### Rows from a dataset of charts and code
* * * *

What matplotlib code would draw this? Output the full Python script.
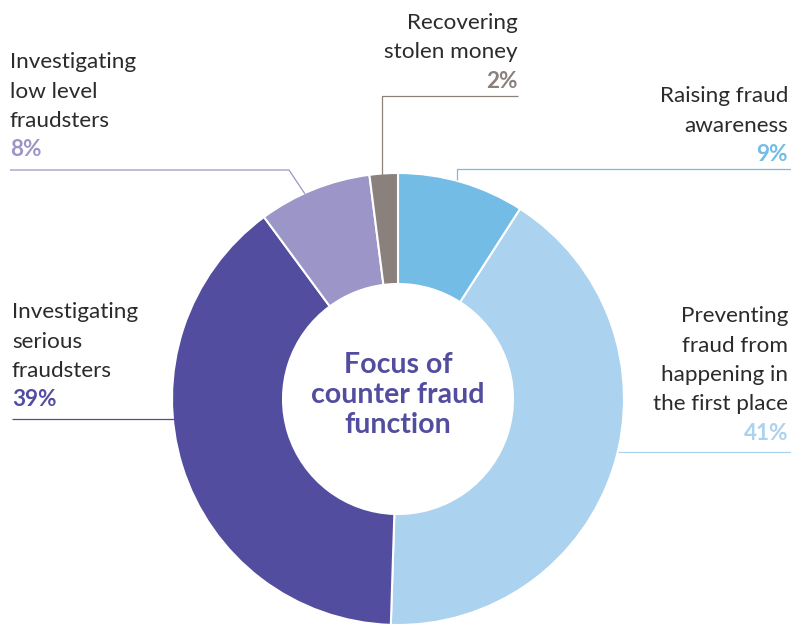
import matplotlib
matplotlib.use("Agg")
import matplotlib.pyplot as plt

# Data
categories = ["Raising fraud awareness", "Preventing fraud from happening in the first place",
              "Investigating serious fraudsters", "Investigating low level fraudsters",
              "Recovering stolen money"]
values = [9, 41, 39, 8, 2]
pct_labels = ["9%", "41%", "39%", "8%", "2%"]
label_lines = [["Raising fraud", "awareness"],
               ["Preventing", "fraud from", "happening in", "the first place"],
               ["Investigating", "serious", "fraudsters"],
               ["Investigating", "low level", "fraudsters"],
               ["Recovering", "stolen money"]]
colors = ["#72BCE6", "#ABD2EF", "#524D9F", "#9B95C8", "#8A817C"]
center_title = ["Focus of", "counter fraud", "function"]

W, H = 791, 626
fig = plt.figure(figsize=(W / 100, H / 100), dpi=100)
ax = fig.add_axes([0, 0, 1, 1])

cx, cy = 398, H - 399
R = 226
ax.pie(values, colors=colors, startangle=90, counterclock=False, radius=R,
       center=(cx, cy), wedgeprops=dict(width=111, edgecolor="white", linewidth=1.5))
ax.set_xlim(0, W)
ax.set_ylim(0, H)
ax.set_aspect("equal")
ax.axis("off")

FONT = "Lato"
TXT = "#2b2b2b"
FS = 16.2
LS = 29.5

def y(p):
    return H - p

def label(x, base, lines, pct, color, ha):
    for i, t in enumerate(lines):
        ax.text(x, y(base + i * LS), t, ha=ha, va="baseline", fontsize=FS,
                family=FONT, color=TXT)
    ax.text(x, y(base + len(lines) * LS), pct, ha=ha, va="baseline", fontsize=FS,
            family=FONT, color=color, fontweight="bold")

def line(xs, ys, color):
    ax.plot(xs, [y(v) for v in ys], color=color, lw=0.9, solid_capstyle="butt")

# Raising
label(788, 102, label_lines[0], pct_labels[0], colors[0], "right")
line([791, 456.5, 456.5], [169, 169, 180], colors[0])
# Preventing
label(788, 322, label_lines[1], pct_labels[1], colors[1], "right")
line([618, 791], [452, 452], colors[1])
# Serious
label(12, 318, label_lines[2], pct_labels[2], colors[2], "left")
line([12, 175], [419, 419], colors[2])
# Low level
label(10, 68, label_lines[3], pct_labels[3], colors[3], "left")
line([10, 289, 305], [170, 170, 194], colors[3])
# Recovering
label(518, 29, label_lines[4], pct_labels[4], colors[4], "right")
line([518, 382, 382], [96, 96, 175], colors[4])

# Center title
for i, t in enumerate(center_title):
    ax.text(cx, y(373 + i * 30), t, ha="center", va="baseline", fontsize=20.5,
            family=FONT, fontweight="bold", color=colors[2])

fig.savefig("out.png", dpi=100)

* * * *

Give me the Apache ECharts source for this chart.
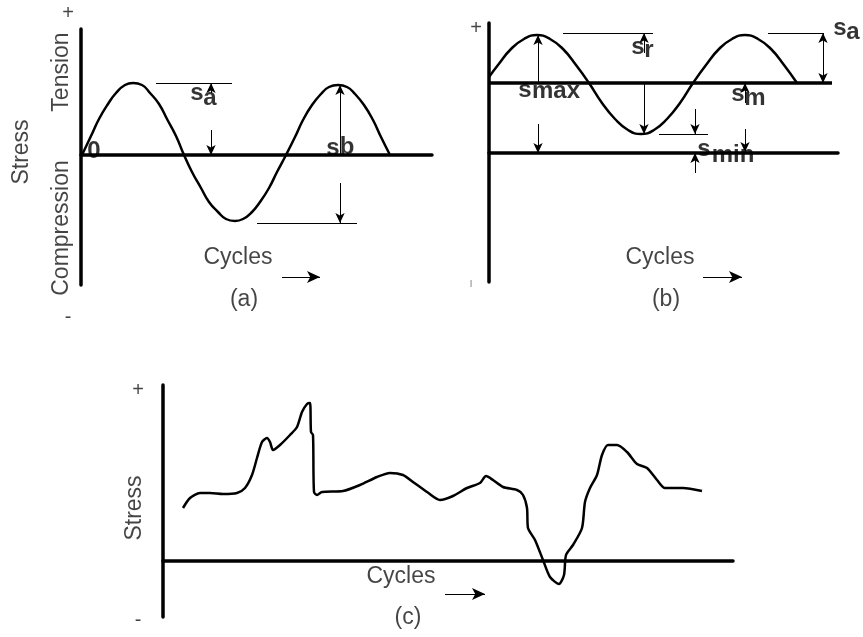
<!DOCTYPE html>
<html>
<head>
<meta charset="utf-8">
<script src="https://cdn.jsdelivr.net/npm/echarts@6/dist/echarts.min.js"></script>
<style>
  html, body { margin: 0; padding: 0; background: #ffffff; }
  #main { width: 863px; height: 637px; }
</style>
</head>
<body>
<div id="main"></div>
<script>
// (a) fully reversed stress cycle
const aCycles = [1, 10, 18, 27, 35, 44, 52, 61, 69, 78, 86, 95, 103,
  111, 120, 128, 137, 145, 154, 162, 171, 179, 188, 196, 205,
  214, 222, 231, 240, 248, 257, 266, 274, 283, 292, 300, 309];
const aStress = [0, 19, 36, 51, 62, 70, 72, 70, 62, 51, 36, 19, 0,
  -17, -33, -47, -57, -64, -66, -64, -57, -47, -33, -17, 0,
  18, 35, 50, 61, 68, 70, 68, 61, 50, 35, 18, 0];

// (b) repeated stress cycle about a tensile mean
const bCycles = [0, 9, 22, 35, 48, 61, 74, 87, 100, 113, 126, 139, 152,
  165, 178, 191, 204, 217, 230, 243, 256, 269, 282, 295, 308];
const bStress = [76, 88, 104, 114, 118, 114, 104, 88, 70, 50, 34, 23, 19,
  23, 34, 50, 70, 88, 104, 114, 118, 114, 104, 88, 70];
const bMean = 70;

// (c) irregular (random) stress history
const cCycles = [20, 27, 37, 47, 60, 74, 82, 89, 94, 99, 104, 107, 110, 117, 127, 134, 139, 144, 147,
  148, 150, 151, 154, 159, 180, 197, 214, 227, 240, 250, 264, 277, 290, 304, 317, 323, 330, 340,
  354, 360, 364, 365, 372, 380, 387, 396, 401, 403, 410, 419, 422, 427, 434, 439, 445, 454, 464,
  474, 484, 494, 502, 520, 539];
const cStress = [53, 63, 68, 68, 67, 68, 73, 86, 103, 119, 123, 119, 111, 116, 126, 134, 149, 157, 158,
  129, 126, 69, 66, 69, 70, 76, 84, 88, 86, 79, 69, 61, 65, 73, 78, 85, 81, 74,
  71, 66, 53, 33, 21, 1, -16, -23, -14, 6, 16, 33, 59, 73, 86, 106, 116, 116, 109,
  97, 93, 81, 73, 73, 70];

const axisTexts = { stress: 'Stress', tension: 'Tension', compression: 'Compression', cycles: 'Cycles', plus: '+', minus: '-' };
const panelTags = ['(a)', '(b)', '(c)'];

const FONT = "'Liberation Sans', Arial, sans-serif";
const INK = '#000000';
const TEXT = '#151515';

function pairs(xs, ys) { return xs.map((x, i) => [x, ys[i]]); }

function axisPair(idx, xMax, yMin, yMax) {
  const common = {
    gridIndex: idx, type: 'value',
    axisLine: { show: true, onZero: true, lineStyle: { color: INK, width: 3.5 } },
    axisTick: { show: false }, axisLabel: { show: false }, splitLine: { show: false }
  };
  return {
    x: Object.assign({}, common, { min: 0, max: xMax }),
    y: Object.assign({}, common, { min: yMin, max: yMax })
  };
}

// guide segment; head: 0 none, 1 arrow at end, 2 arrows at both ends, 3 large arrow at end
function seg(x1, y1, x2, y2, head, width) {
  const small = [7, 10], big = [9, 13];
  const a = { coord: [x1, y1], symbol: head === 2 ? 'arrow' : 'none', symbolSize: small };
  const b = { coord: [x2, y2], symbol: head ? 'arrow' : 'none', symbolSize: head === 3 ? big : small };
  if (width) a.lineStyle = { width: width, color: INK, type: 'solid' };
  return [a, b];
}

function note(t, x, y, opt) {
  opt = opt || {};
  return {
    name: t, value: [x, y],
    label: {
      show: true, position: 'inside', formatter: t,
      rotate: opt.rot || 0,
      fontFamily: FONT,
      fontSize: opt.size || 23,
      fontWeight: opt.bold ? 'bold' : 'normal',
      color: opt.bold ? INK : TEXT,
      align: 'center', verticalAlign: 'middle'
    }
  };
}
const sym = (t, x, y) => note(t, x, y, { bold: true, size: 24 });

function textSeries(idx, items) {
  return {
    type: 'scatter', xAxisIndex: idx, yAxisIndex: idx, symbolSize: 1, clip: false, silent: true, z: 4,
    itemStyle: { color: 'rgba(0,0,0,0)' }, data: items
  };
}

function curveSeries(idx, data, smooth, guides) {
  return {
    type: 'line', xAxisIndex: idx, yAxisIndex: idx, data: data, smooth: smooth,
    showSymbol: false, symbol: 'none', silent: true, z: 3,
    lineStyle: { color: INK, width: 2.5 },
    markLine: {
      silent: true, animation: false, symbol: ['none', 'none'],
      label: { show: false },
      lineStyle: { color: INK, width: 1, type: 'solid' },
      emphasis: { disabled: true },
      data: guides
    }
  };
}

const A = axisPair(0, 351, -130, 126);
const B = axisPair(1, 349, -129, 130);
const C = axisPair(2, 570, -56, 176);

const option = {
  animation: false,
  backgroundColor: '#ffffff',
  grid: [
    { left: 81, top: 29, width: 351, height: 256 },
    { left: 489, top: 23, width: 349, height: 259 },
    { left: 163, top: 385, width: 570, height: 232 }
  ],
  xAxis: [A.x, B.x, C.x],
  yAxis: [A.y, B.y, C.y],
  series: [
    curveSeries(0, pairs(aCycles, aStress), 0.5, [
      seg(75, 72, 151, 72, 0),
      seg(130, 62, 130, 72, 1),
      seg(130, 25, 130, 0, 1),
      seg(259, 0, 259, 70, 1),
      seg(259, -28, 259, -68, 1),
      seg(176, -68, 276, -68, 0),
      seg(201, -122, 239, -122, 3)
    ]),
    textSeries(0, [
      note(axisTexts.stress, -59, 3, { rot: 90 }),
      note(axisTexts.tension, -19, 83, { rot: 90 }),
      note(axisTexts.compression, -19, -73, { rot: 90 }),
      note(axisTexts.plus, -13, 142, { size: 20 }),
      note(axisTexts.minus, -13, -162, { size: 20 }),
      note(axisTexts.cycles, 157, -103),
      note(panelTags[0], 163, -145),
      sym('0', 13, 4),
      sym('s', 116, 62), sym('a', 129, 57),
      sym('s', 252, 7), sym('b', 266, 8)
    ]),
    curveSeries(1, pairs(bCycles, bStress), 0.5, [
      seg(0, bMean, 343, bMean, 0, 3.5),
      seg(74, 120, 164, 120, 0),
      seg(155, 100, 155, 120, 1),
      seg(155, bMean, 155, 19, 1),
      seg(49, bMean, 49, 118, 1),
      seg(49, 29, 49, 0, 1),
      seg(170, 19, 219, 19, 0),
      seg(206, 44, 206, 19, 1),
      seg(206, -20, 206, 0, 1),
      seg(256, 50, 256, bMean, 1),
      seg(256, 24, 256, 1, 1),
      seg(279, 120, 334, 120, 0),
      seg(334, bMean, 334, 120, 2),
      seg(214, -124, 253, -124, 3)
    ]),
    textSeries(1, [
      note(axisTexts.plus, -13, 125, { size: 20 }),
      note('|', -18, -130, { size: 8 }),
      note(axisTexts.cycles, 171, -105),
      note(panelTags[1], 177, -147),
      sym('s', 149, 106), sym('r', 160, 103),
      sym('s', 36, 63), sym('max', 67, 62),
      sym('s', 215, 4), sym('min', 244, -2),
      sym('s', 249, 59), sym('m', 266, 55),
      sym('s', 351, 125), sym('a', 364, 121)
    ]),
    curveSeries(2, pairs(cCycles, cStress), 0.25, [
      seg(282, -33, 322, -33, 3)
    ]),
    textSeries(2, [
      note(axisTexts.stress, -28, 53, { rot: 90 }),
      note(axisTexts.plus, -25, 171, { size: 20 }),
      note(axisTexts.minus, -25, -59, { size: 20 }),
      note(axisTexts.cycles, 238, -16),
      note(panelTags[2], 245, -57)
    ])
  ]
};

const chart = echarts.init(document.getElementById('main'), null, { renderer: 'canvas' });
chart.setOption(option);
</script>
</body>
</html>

* * * *

### Stated goal
Copy out the listing above from the line containing "What matplotlib code" to the line containing "ax = fig.add_axes([0, 0, 1, 1])", both included, exactly as written and minus the images.

### Task result
What matplotlib code would draw this? Output the full Python script.
import matplotlib
matplotlib.use("Agg")
import matplotlib.pyplot as plt

# Data
categories = ["Raising fraud awareness", "Preventing fraud from happening in the first place",
              "Investigating serious fraudsters", "Investigating low level fraudsters",
              "Recovering stolen money"]
values = [9, 41, 39, 8, 2]
pct_labels = ["9%", "41%", "39%", "8%", "2%"]
label_lines = [["Raising fraud", "awareness"],
               ["Preventing", "fraud from", "happening in", "the first place"],
               ["Investigating", "serious", "fraudsters"],
               ["Investigating", "low level", "fraudsters"],
               ["Recovering", "stolen money"]]
colors = ["#72BCE6", "#ABD2EF", "#524D9F", "#9B95C8", "#8A817C"]
center_title = ["Focus of", "counter fraud", "function"]

W, H = 791, 626
fig = plt.figure(figsize=(W / 100, H / 100), dpi=100)
ax = fig.add_axes([0, 0, 1, 1])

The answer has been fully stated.